The same thing happened with my hair appointment the day of the wedding, which left me in hysterical tears sitting on the sidewalk in the middle of downtown Davis. Luckily, I didn't know this until I showed up, and my middle sister, whom you should know is an all-American college Rugby player, somehow managed to convince them to squeeze me in as well. But by this time, I was pretty sure that I'd just made up the entire idea of a wedding. Little sister called and confirmed that we are still scheduled at the courthouse at 3:00.
We were planning on getting married outside, but the weather didn't want to cooperate. It was 102 degrees and I decided that pregnant ladies and heat don't mix. We opted for the inside affair at the last minute.

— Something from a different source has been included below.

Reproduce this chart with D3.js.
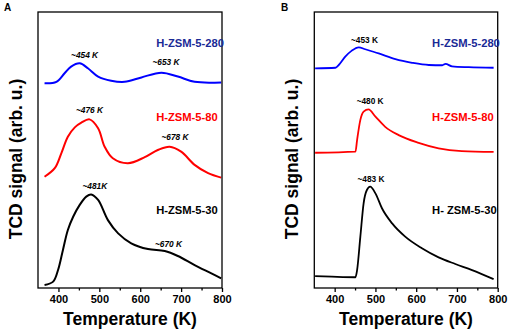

When DH and I arrived, my entire family and two of his friends were there.
It amazes anyone who knows me or who has seen me leading a class full of 45 screaming teenagers, but I HATE TO BE THE CENTER OF ATTENTION, which is a major contributing factor to why DH and I decided on going to City Hall. I didn't realize that getting married there meant that my entire family would end up watching DH and I fill out the paperwork and then stand around (because there were no chairs in the room where we got married) and stare at us while we said our vows. One of DH's friends teased me about my voice breaking up during the vows, but he didn't realize it was from nerves, not tears.
Between the heat and the gawking, I look absolutely miserable in every picture that was taken of us that day. Our poor baby is probably going to think that we only got married because we had to because she was coming.
After the ceremony, we headed out to Buca di Beppo, where my parents were kind enough to buy dinner for the entire procession. The food was good, and we got to sit together and talk and not be the center of attention, thanks again to the crazy attention whores (my sisters).
Citizen hotel. We ended the night celebrating our marriage, and enjoying each others company.
Though we already felt very committed to each other, it was very nice to have this last little thing taken care of before the baby comes. I hope later she will understand that mommy and daddy never wanted a big wedding because it was about a marriage and the start of our new family.